In this example, the operation 114 comprises detecting the passing of the sweep at the bottom of the borehole by detecting a peak of the friction signal (positive mostly but sometimes when lighter mud is injected the peak may be negative) and detecting the passing of the sweep at the exit of the borehole by detecting a corresponding peak in the mud weight signal. As can be seen on FIG. 3, showing the mud weight signal (or second signal) 130 and the friction signal (or first signal) 132 versus time, the peaks are identified with circles 134, 136.

The identification of peaks comprises fitting signal extracts to a Gaussian curve and obtaining coefficients relative to the parameter of the peak as the Gaussian curve (such as height, width and curvature). Only elements that fit the Gaussian curve, optionally with certain parameters, are considered as “peaks”. The other elements are considered as “signal artefacts”.

When each of the peaks is characterized, the peaks of the first and second signals are compared in order to associate one peak of the first signal to a peak of the second signal when appropriate. As can be seen on the FIG. 3, some peaks detected on the first signal (friction signal) are not associated to any peak of the second (or mud weight) signal as these peaks are probably not due to a sweep.

This operation may be based on a probabilistic approach, testing the match of one peak of the second signal with each of the peaks of the first signals and then the match of the next peak in the second signal to each peak of the first signal and then choosing the solution having the best correlation. Some constraints may be input for the association operation such that a later peak of the first signal that appears after a predetermined peak of the first signal cannot be associated to an earlier peak of the second signal than the one to which the predetermined peak is associated. The theoretical transit time may be used as well in the estimation as peaks of the first signal distant from the theoretical transit time from a predetermined peak of the second signal may be tested first (for instance, two peaks cannot be associated if the transit time deriving from this association differs of more than 20% from the theoretical lag time). This correlation may be performed with any appropriate method, for instance with algorithms such as Dynamic Time Warping algorithms or simplex algorithms. On FIG. 3, the association of the peaks of the first and second signals is shown by the lines 138, each line linking a peak of the first signal and a peak of the second signal.

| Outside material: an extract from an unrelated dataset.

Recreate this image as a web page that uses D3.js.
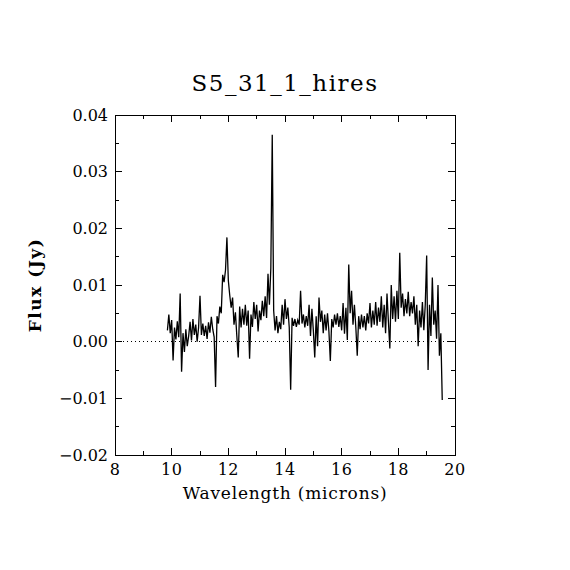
<!DOCTYPE html>
<html><head><meta charset="utf-8">
<script src="https://cdn.jsdelivr.net/npm/d3@7"></script>
<style>body{margin:0;background:#fff}svg{display:block}text{font-family:"DejaVu Serif",serif;fill:#000}</style>
</head><body><svg id="c" width="570" height="570"></svg>
<script>
const title = "S5_31_1_hires";
const xLabel = "Wavelength (microns)";
const yLabel = "Flux (Jy)";
const xTicks = [8, 10, 12, 14, 16, 18, 20];
const yTicks = [-0.02, -0.01, 0.00, 0.01, 0.02, 0.03, 0.04];
const wavelength = [
9.85,9.90,9.95,10.00,10.05,10.10,10.15,10.20,10.25,10.30,10.35,10.40,10.45,10.50,10.55,10.60,10.65,10.70,10.75,10.80,
10.85,10.90,10.95,11.00,11.05,11.10,11.15,11.20,11.25,11.30,11.35,11.40,11.45,11.50,11.55,11.60,11.65,11.70,11.75,11.80,
11.85,11.90,11.95,12.00,12.05,12.10,12.15,12.20,12.25,12.30,12.35,12.40,12.45,12.50,12.55,12.60,12.65,12.70,12.75,12.80,
12.85,12.90,12.95,13.00,13.05,13.10,13.15,13.20,13.25,13.30,13.35,13.40,13.45,13.50,13.55,13.60,13.65,13.70,13.75,13.80,
13.85,13.90,13.95,14.00,14.05,14.10,14.15,14.20,14.25,14.30,14.35,14.40,14.45,14.50,14.55,14.60,14.65,14.70,14.75,14.80,
14.85,14.90,14.95,15.00,15.05,15.10,15.15,15.20,15.25,15.30,15.35,15.40,15.45,15.50,15.55,15.60,15.65,15.70,15.75,15.80,
15.85,15.90,15.95,16.00,16.05,16.10,16.15,16.20,16.25,16.30,16.35,16.40,16.45,16.50,16.55,16.60,16.65,16.70,16.75,16.80,
16.85,16.90,16.95,17.00,17.05,17.10,17.15,17.20,17.25,17.30,17.35,17.40,17.45,17.50,17.55,17.60,17.65,17.70,17.75,17.80,
17.85,17.90,17.95,18.00,18.05,18.10,18.15,18.20,18.25,18.30,18.35,18.40,18.45,18.50,18.55,18.60,18.65,18.70,18.75,18.80,
18.85,18.90,18.95,19.00,19.05,19.10,19.15,19.20,19.25,19.30,19.35,19.40,19.45,19.50,19.55];
const flux = [
0.0020,0.0048,0.0015,0.0038,-0.0033,0.0025,0.0004,0.0036,0.0008,0.0085,-0.0053,0.0015,-0.0018,0.0022,-0.0008,0.0010,0.0035,0.0002,0.0040,0.0012,
0.0030,0.0000,0.0025,0.0081,0.0012,0.0032,0.0010,0.0028,0.0005,0.0034,0.0016,0.0044,0.0022,0.0008,-0.0080,0.0045,0.0032,0.0062,0.0050,0.0118,
0.0105,0.0126,0.0184,0.0108,0.0082,0.0060,0.0078,0.0030,0.0052,0.0010,-0.0028,0.0062,0.0025,0.0058,0.0030,0.0065,0.0028,0.0055,-0.0030,0.0048,
0.0026,0.0070,0.0040,0.0065,0.0018,0.0055,0.0038,0.0072,0.0045,0.0080,0.0042,0.0120,0.0065,0.0130,0.0365,0.0055,0.0020,0.0045,0.0015,0.0035,
0.0022,0.0065,0.0030,0.0075,0.0040,0.0060,0.0025,-0.0085,0.0042,0.0028,0.0040,0.0026,0.0038,0.0030,0.0090,0.0032,0.0048,0.0025,0.0045,0.0028,
0.0065,0.0010,0.0058,0.0020,-0.0028,0.0045,-0.0008,0.0078,0.0035,0.0055,0.0015,0.0048,0.0020,0.0050,0.0018,-0.0034,0.0040,0.0025,0.0048,0.0030,
0.0050,0.0026,0.0045,0.0020,0.0068,0.0014,0.0060,0.0003,0.0136,0.0050,0.0090,0.0030,0.0065,0.0025,-0.0025,0.0045,0.0022,0.0048,0.0025,0.0045,
0.0020,0.0050,0.0032,0.0068,0.0025,0.0055,0.0030,0.0070,0.0028,0.0060,0.0035,0.0080,0.0025,0.0065,0.0015,0.0085,0.0035,-0.0012,0.0100,0.0040,
0.0080,0.0035,0.0090,0.0040,0.0157,0.0060,0.0085,0.0045,0.0075,0.0050,0.0088,0.0045,0.0070,0.0050,0.0080,0.0030,0.0065,-0.0008,0.0055,0.0025,
0.0070,0.0020,0.0065,0.0152,-0.0050,0.0065,0.0010,0.0113,0.0030,0.0055,0.0005,0.0100,-0.0025,0.0015,-0.0103];

const svg = d3.select("#c");
const L = 115, R = 455, T = 115, B = 455;
const x = d3.scaleLinear().domain([8, 20]).range([L, R]);
const y = d3.scaleLinear().domain([-0.02, 0.04]).range([B, T]);
const ink = "#000";

svg.append("rect").attr("x", L).attr("y", T).attr("width", R - L).attr("height", B - T)
  .attr("fill", "none").attr("stroke", ink).attr("stroke-width", 1).attr("shape-rendering", "crispEdges");

const xMinor = d3.range(8, 20.001, 1);
const yMinor = d3.range(-0.02, 0.0401, 0.005);
const g = svg.append("g").attr("stroke", ink).attr("stroke-width", 1).attr("shape-rendering", "crispEdges");
xMinor.forEach(v => {
  const len = xTicks.some(t => Math.abs(t - v) < 1e-9) ? 7 : 4;
  g.append("line").attr("x1", x(v)).attr("x2", x(v)).attr("y1", B).attr("y2", B - len);
  g.append("line").attr("x1", x(v)).attr("x2", x(v)).attr("y1", T).attr("y2", T + len);
});
yMinor.forEach(v => {
  const len = yTicks.some(t => Math.abs(t - v) < 1e-9) ? 7 : 4;
  g.append("line").attr("y1", y(v)).attr("y2", y(v)).attr("x1", L).attr("x2", L + len);
  g.append("line").attr("y1", y(v)).attr("y2", y(v)).attr("x1", R).attr("x2", R - len);
});

svg.append("g").selectAll("text").data(xTicks).join("text")
  .attr("x", d => x(d)).attr("y", B + 20).attr("text-anchor", "middle")
  .attr("font-size", 16).attr("letter-spacing", 0.5).text(d => d3.format("d")(d));
svg.append("g").selectAll("text").data(yTicks).join("text")
  .attr("x", L - 7).attr("y", d => y(d)).attr("dy", "0.35em").attr("text-anchor", "end")
  .attr("font-size", 16).text(d => (d < 0 ? "\u2212" : "") + d3.format(".2f")(Math.abs(d)));

svg.append("line").attr("x1", L).attr("x2", R).attr("y1", y(0)).attr("y2", y(0))
  .attr("stroke", ink).attr("stroke-width", 1).attr("stroke-dasharray", "1,3")
  .attr("shape-rendering", "crispEdges");

const pts = wavelength.map((w, i) => [w, flux[i]]);
svg.append("path").datum(pts)
  .attr("d", d3.line().x(d => x(d[0])).y(d => y(d[1])))
  .attr("fill", "none").attr("stroke", ink).attr("stroke-width", 1.3);

svg.append("text").attr("x", (L + R) / 2).attr("y", 91).attr("text-anchor", "middle")
  .attr("font-size", 23).attr("letter-spacing", 1.5).text(title);
svg.append("text").attr("x", (L + R) / 2).attr("y", 499).attr("text-anchor", "middle")
  .attr("font-size", 17).attr("letter-spacing", 0.8).text(xLabel);
svg.append("text").attr("transform", `translate(41,${(T + B) / 2}) rotate(-90)`)
  .attr("text-anchor", "middle").attr("font-size", 17).attr("font-weight", "bold")
  .attr("letter-spacing", 1.5).text(yLabel);
</script></body></html>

FIG. 4 shows the theoretical transit time 140 shown in black line and the estimated transit times (associated only with certain predetermined time corresponding to times at which a sweep is injected in the borehole) which are represented by circles 142. In this example, estimated transit time and theoretical transit time are close to one another which shows that the method according to the disclosure enables to obtain good results. Further, it shows that, in this borehole, there is no discrepancy between the theoretical transit time and the estimated transit time. Estimated transit time enables to obtain punctual indication of the transit time in view of punctual events happening in the borehole and to verify periodically the theoretical transit time on this basis. It therefore does not necessitate injecting particular elements such as a marker in the borehole in order to obtain such estimation. The method also enables to obtain a direct estimation of the transit time to bottom of the borehole to the exit of the borehole while methods including injection of tracer only enable to obtain the direct estimation of the time spent in the borehole, ie from the injection of the drilling fluid in the borehole to the exit of the borehole.

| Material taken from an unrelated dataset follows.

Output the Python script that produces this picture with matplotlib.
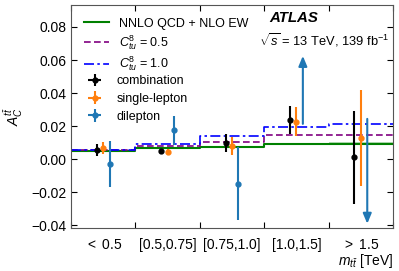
import matplotlib
matplotlib.use("Agg")
import matplotlib.pyplot as plt
import numpy as np

plt.rcParams['font.family'] = ['Liberation Sans', 'DejaVu Sans']
plt.rcParams['mathtext.fontset'] = 'custom'
plt.rcParams['mathtext.rm'] = 'Liberation Sans'
plt.rcParams['mathtext.it'] = 'Liberation Sans:italic'
plt.rcParams['mathtext.bf'] = 'Liberation Sans:bold'

# Data
bin_labels = [r'$<$ 0.5', '[0.5,0.75]', '[0.75,1.0]', '[1.0,1.5]', r'$>$ 1.5']
sm_pred = [0.0050, 0.0068, 0.0076, 0.0094, 0.0094]
sm_unc = [0.0004, 0.0004, 0.0004, 0.0005, 0.0010]
ctu05 = [0.0054, 0.0080, 0.0102, 0.0148, 0.0148]
ctu10 = [0.0058, 0.0090, 0.0138, 0.0194, 0.0214]

comb_val = [0.0056, 0.0048, 0.0100, 0.0240, 0.0012]
comb_err = [0.0036, 0.0015, 0.0055, 0.0085, 0.0282]
sl_val = [0.0070, 0.0045, 0.0078, 0.0228, 0.0130]
sl_err = [0.0037, 0.0016, 0.0055, 0.0087, 0.0290]
dl_val = [-0.0030, 0.0175, -0.0148, np.nan, np.nan]
dl_err = [0.0138, 0.0087, 0.0220, np.nan, np.nan]
# dilepton points outside the range: arrow from..to
dl_arrow_bins = [3, 4]
dl_arrow_from = [0.0214, 0.0244]
dl_arrow_to = [0.0625, -0.0390]

edges = np.arange(6)
centers = edges[:-1] + 0.5

fig = plt.figure(figsize=(3.99, 2.71), dpi=100)
ax = fig.add_axes([0.178, 0.159, 0.807, 0.824])

def steps(vals):
    return np.append(vals, vals[-1])

sm = np.array(sm_pred)
su = np.array(sm_unc)
ax.fill_between(edges, steps(sm - su), steps(sm + su), step='post',
                color='green', alpha=0.3, lw=0)
l1, = ax.step(edges, steps(sm), where='post', color='green', lw=1.5,
              label='NNLO QCD + NLO EW')
l2, = ax.step(edges, steps(ctu05), where='post', color='purple', lw=1.2,
              ls=(0, (4, 2)), label=r'$C^{8}_{tu}$ = 0.5')
l3, = ax.step(edges, steps(ctu10), where='post', color='blue', lw=1.2,
              ls=(0, (6, 2, 1.5, 2)), label=r'$C^{8}_{tu}$ = 1.0')

zero = np.zeros(5)
e1 = ax.errorbar(centers - 0.1, comb_val, yerr=comb_err, xerr=zero, fmt='o',
                 color='black', ms=3.5, lw=1.5, label='combination')
e2 = ax.errorbar(centers, sl_val, yerr=sl_err, xerr=zero, fmt='o',
                 color='#ff7f0e', ms=3.5, lw=1.5, label='single-lepton')
e3 = ax.errorbar(centers + 0.1, dl_val, yerr=dl_err, xerr=zero, fmt='o',
                 color='#1f77b4', ms=3.5, lw=1.5, label='dilepton')
for b, y0, y1 in zip(dl_arrow_bins, dl_arrow_from, dl_arrow_to):
    ax.annotate('', xy=(centers[b] + 0.1, y1), xytext=(centers[b] + 0.1, y0),
                arrowprops=dict(arrowstyle='-|>,head_width=0.25,head_length=0.6',
                                color='#1f77b4', lw=1.5, shrinkA=0, shrinkB=0))

ax.set_xlim(0, 5)
ax.set_ylim(-0.0415, 0.0935)
ax.set_xticks(edges)
ax.set_xticklabels([])
ax.set_xticks(centers, minor=True)
ax.set_xticklabels(bin_labels, minor=True, fontsize=10)
ax.tick_params(axis='x', which='minor', length=0, pad=7)
ax.set_yticks([-0.04, -0.02, 0.0, 0.02, 0.04, 0.06, 0.08])
ax.set_yticklabels(['\u22120.04', '\u22120.02', '0.00', '0.02', '0.04', '0.06', '0.08'])
ax.tick_params(which='major', direction='in', top=True, right=True,
               length=4, labelsize=10)
for s in ax.spines.values():
    s.set_color('#555555')

ax.set_ylabel(r'$A_C^{t\bar{t}}$', fontsize=10)
ax.set_xlabel(r'$m_{t\bar{t}}$ [TeV]', fontsize=10, loc='right', labelpad=0)

leg1 = ax.legend(handles=[l1, l2, l3], loc='upper left', frameon=False,
                 fontsize=9, handlelength=2.0, labelspacing=0.25,
                 borderaxespad=0.65, handletextpad=0.75)
ax.add_artist(leg1)
ax.legend(handles=[e1, e2, e3], loc='upper left', bbox_to_anchor=(0.019, 0.706),
          frameon=False, fontsize=9, handlelength=2.0, labelspacing=0.46,
          borderaxespad=0, handletextpad=0.75)
ax.text(0.617, 0.922, 'ATLAS', transform=ax.transAxes, fontsize=10.8,
        fontweight='bold', style='italic')
ax.text(0.585, 0.815, r'$\sqrt{s}$ = 13 TeV, 139 fb$^{-1}$',
        transform=ax.transAxes, fontsize=9.3)

fig.savefig('out.png', dpi=100)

Detection of Gas when the Pump Stops:

In this second example, the first indicator is the mud flow at the injection pump and the second indicator is the content of total gas at the exit of the borehole, used respectively, as explained above, to determine that an excess of gas is generated at the bottom of the borehole and that this excess of gas is passing at the exit of the borehole.

In this example, the operation 114 comprises detecting the generation of the excess of gas at the bottom of the borehole by detecting a negative peak of the pump flow signal (drop of the pump flow to 0) and detecting the passing of the excess of gas at the exit of the borehole by detecting a positive peak in the total gas signal. As can be seen on FIG. 5, showing the total gas signal (or second signal) 152 and the pump flow signal (or first signal) 150 versus time, the peaks are identified with circles 154, 156.

As described in reference with the first example, the operation 114 comprises detecting and characterizing peaks of each of the signals and associating peaks of the first signal to peaks of the second signal based on the mathematical characterization, as explained in reference with the first example.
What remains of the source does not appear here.